Published on: May 5, 2015
Whether you work or live in a community association, a situation could arise where you believe that you are a victim of harassment. Massachusetts has enacted a law, G.L. c. 258E, which: (1) provides protection to victims of stalking, sexual assault, and criminal harassment that is unavailable under the domestic abuse prevention law, G.L. c. 209A; and (2) makes violations of these orders punishable as a crime. Unlike the domestic abuse prevention law, which adjudicates proceedings for parties which have a relationship with the person committing the abuse (e.g. relatives and members of a household), a relationship between the parties is not required to qualify for a G.L. c. 258E harassment prevention order.

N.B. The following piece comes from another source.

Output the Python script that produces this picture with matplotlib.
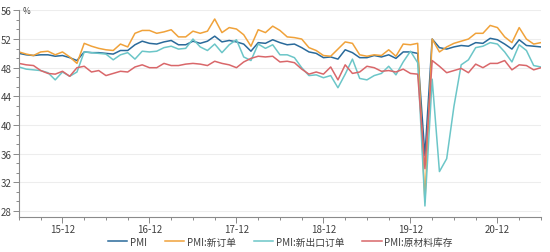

Over the years, I have seen situations wherein board members and property managers have been compelled to obtain a G.L. c. 258E harassment prevention orders in matters involving terminated employees who return to the workplace causing intimidation to the remaining employees, and damage to company property. I have also see other situations which have resulted from a disgruntled board member and unit owner who have damaged common area property or harassed other board members and property managers placing such individuals in fear of being harmed. In each of these situations, due to the fact that no relationship existed with the perpetrator, the only option of seeking protection was to pursue a civil harassment prevention order from the courts.
In order to obtain a c. 258E order, a person must file a civil complaint and supporting materials in the appropriate court requesting that an order be issued to protect the person from such harassment. These matters can be brought before a judge on short notice or immediate temporary orders can be obtained if it is demonstrated that there is a substantially likelihood of immediate danger of harassment. A plaintiff must show that the defendant engaged in at least three (3) willful and malicious acts, and that for each act the defendant intended to cause fear, intimidation, abuse, or damage to property; or an act that by force, threat or duress causes another to involuntarily engage in sexual relations. G.L. c. 258E, § 1.
The typical relief sought includes one or more of the following orders requiring the defendant to: (i) refrain from abusing or harassing the plaintiff; (ii) refrain from contacting the plaintiff; (iii) remain away from the plaintiff’s household or workplace; and/or (iv) pay the plaintiff monetary compensation for the losses suffered as a direct result of the harassment. Any relief granted by the court shall not extend for a period exceeding one (1). A plaintiff can seek to extend the order if necessary.
While the proceedings regarding obtaining G.L. c. 258E harassment prevention orders are civil in nature, violations of any order issued are criminal, thus giving some teeth to a civil order. Any violation of a Chapter 258E Order shall be punishable by a fine of not more than $5,000, or by imprisonment for not more than 2.5 years in jail, or both. In addition, civil contempt proceedings are available to enforce harassment protection orders. The Statute further provides that “[l]aw officers shall use every reasonable means to enforce such harassment prevention orders.” G.L. 258E, § 9. Having a harassment protection order in hand provides substantial evidence to any law enforcement officer who is called to a scene regarding harassment, as law enforcement agencies have established procedures ensuring that an officer on the scene of an alleged violation of such an order may be informed of the existence and terms of such an order.
Being familiar with this protective statute can be useful for board members and property managers faced with a situation where you believe that you are a victim of harassment. This statute has been enacted to provide additional protections to victims who do not have relationships with their harasser and unlike most civil actions, no filing fee is required in order to file an action seeking relief. Also, an action commenced under this chapter shall not preclude any other civil or criminal remedies. It is there solely to provide an extra layer of protection for those unfortunate situations that may arise.
If you find yourself in a situation as discussed above, you should seek the advice of counsel.